Phase one of the plan involves a $3.2 million contribution from the city and a $4.4 million contribution from the Hudson Square Connection BID. It will result in the planting of 360 trees throughout the neighborhood in specially designed tree trenches, larger than typical street tree pits, which will improve the neighborhood’s ability to retain stormwater. “Every year, we will soak up a minimum of eight swimming pools in terms of rainwater, and we will have healthier trees,” said Bair.
The next big move is the redesign of the gateway to the neighborhood, a large underutilized traffic island called Soho Square, at the corner of Sixth Avenue and Spring Street, with kidney shaped islands of green to increase permeable surfaces, custom seating, and lighter paving surfaces.
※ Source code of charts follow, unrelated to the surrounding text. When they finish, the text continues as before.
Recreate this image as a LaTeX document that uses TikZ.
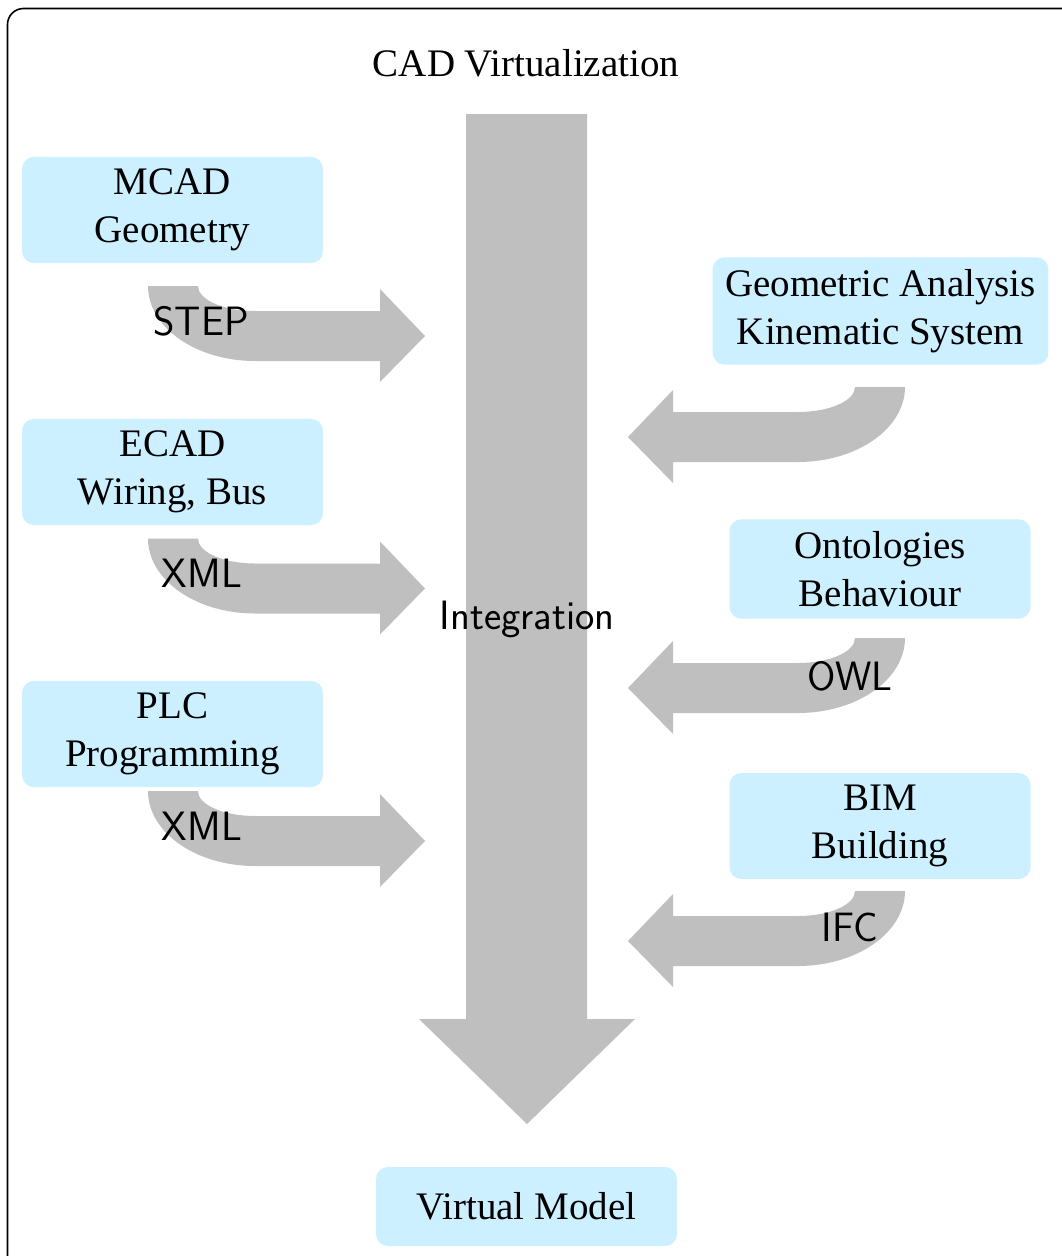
\documentclass[tikz,border=0pt]{standalone}
\usepackage{fontspec}
\setmainfont{Liberation Serif}
\definecolor{boxcyan}{RGB}{204,240,255}
\definecolor{flowgray}{RGB}{191,191,191}
\newcommand{\bigserif}{\fontsize{39}{48}\selectfont}
\newcommand{\bigsans}{\fontsize{41}{48}\selectfont\sffamily}
\begin{document}
\begin{tikzpicture}[x=1pt,y=1pt,
  infobox/.style={fill=boxcyan, rounded corners=12pt, minimum width=301pt,
    inner xsep=12.5pt, inner ysep=12pt, align=center, font=\bigserif},
  flowlabel/.style={anchor=base, inner sep=0pt, font=\bigsans},
  bendarrow/.pic={
    \fill[flowgray] (0,0) -- (50,0)
      arc[start angle=180, end angle=270, x radius=57pt, y radius=25pt]
      -- (232,-25) -- (232,-3) -- (277,-50) -- (232,-96) -- (232,-75)
      -- (107,-75)
      arc[start angle=270, end angle=180, x radius=107pt, y radius=75pt]
      -- cycle;
  }]
\useasboundingbox (0,0) rectangle (1062,-1256);

% outer frame, running past the right and bottom edges
\begin{scope}
  \clip (0,0) rectangle (1062,-1256);
  \draw[line width=1.6pt, rounded corners=16pt] (7.5,-8.5) rectangle (1100,-1300);
\end{scope}

% main integration flow
\fill[flowgray] (466,-114) -- (587,-114) -- (587,-1019) -- (635,-1019)
  -- (527,-1124) -- (419,-1019) -- (466,-1019) -- cycle;

% incoming bent arrows, left side
\pic at (148,-286) {bendarrow};
\pic at (148,-538.5) {bendarrow};
\pic at (148,-791) {bendarrow};

% incoming bent arrows, right side
\pic[xscale=-1] at (905,-387) {bendarrow};
\pic[xscale=-1] at (905,-638) {bendarrow};
\pic[xscale=-1] at (905,-891) {bendarrow};

% title
\node[anchor=base, font=\bigserif, inner sep=0pt] (title) at (526,-76) {CAD Virtualization};

% source boxes
\node[infobox] (mcad) at (172.5,-210) {MCAD\\Geometry};
\node[infobox] (ecad) at (172.5,-472) {ECAD\\Wiring, Bus};
\node[infobox] (plc)  at (172.5,-734) {PLC\\Programming};
\node[infobox] (geo)  at (880.5,-311) {Geometric Analysis\\Kinematic System};
\node[infobox] (onto) at (880,-569) {Ontologies\\Behaviour};
\node[infobox] (bim)  at (880,-826) {BIM\\Building};
\node[infobox, minimum height=79pt] (vm) at (526.5,-1206.5) {Virtual Model};

% exchange formats
\node[flowlabel] (step) at (201,-335) {STEP};
\node[flowlabel] (xmla) at (202,-587) {XML};
\node[flowlabel] (xmlb) at (202,-840) {XML};
\node[flowlabel] (owl)  at (850,-690) {OWL};
\node[flowlabel] (ifc)  at (850,-941) {IFC};
\node[flowlabel] (integ) at (527,-629) {Integration};
\end{tikzpicture}
\end{document}
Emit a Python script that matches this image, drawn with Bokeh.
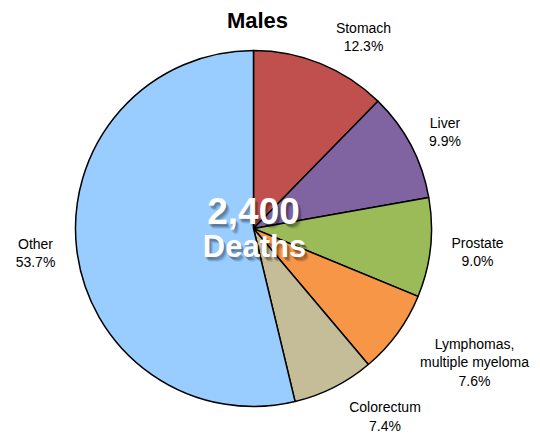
import math
from bokeh.plotting import figure
from bokeh.models import ColumnDataSource, Range1d
from bokeh.core.properties import value
from bokeh.embed import file_html
from bokeh.resources import INLINE

# ---- data ----
categories = ["Stomach", "Liver", "Prostate", "Lymphomas, multiple myeloma", "Colorectum", "Other"]
label_lines = [["Stomach"], ["Liver"], ["Prostate"], ["Lymphomas,", "multiple myeloma"], ["Colorectum"], ["Other"]]
percents = [12.3, 9.9, 9.0, 7.6, 7.4, 53.7]
colors = ["#C0504D", "#8064A2", "#9BBB59", "#F79646", "#C4BD97", "#99CCFF"]
title_text = "Males"
total_text = "2,400"
total_sub = "Deaths"

# ---- layout ----
W, H = 540, 436
cx, cy, R = 253, 208, 178
FONT = "Liberation Sans"

p = figure(width=W, height=H, output_backend="svg", toolbar_location=None,
           x_range=Range1d(0, W), y_range=Range1d(0, H), min_border=0)
p.axis.visible = False
p.grid.visible = False
p.outline_line_color = None
p.background_fill_color = "white"
p.border_fill_color = "white"

tot = sum(percents)
starts, ends = [], []
acc = 0.0
for v in percents:
    starts.append(math.pi / 2 - 2 * math.pi * acc / tot)
    acc += v
    ends.append(math.pi / 2 - 2 * math.pi * acc / tot)

src = ColumnDataSource(dict(x=[cx] * len(percents), y=[cy] * len(percents),
                            start=starts, end=ends, color=colors))
p.wedge(x="x", y="y", radius=R, start_angle="start", end_angle="end",
        direction="clock", fill_color="color", line_color="black",
        line_width=1.5, source=src)

# label anchor positions (in plot pixels), top line
label_pos = [(363, 409), (444.5, 314), (477, 194), (474, 93), (384.5, 29.5), (35, 193)]
LS = 18.5
tx, ty, tt = [], [], []
for lines, pct, (lx, ly) in zip(label_lines, percents, label_pos):
    all_lines = lines + ["%.1f%%" % pct]
    for i, s in enumerate(all_lines):
        tx.append(lx)
        ty.append(ly - i * LS)
        tt.append(s)
p.text(x=tx, y=ty, text=tt, text_align="center", text_baseline="middle",
       text_font=value(FONT), text_font_size="14px", text_color="black")

# title
p.text(x=[257], y=[416], text=[title_text], text_align="center", text_baseline="middle",
       text_font=value(FONT), text_font_size="22px", text_font_style="bold",
       text_color="black")

# center text with soft shadow
for (dx, dy, a) in [(2, -3, 0.18), (3, -4, 0.12), (1, -2, 0.15), (4, -5, 0.08)]:
    p.text(x=[cx + dx], y=[226 + dy], text=[total_text], text_align="center",
           text_baseline="middle", text_font=value(FONT), text_font_size="37px",
           text_font_style="bold", text_color="black", text_alpha=a)
    p.text(x=[cx + 1 + dx], y=[190 + dy], text=[total_sub], text_align="center",
           text_baseline="middle", text_font=value(FONT), text_font_size="31px",
           text_font_style="bold", text_color="black", text_alpha=a)
p.text(x=[cx], y=[226], text=[total_text], text_align="center", text_baseline="middle",
       text_font=value(FONT), text_font_size="37px", text_font_style="bold",
       text_color="white")
p.text(x=[cx + 1], y=[190], text=[total_sub], text_align="center", text_baseline="middle",
       text_font=value(FONT), text_font_size="31px", text_font_style="bold",
       text_color="white")

open("out.html", "w").write(file_html(p, INLINE))
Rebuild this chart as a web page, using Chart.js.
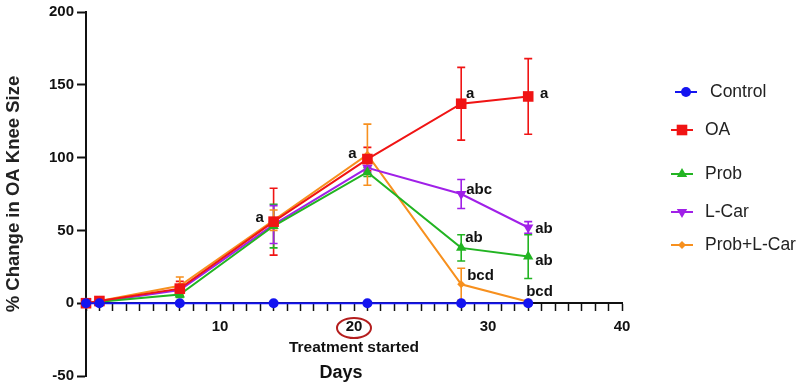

One big spur to the plan’s implementation was a residential rezoning that went through last March, which Bair hopes will increase the number of neighborhood residents. Dotted with parking lots and underutilized industrial buildings, the neighborhood is ripe for redevelopment. Some of the choicest real estate will be along Hudson Square’s western boundary, where the recently approved transferal of air rights from Hudson River Park may result in a wall of towers.
The Hudson Square Connection plan includes the largest district-wide use of state-of-the-art sustainable street features in the city. Nonetheless, it took four years to get approval from city officials. According to Signe Nielsen, principal at the landscape architecture firm Mathews Nielsen, who is leading a design team that includes Rogers Partners and ARUP, what really made the plan a slam-dunk was the flooding from Hurricane Sandy. “It became an easier sell after people saw the map of the extensive flooding,” she said.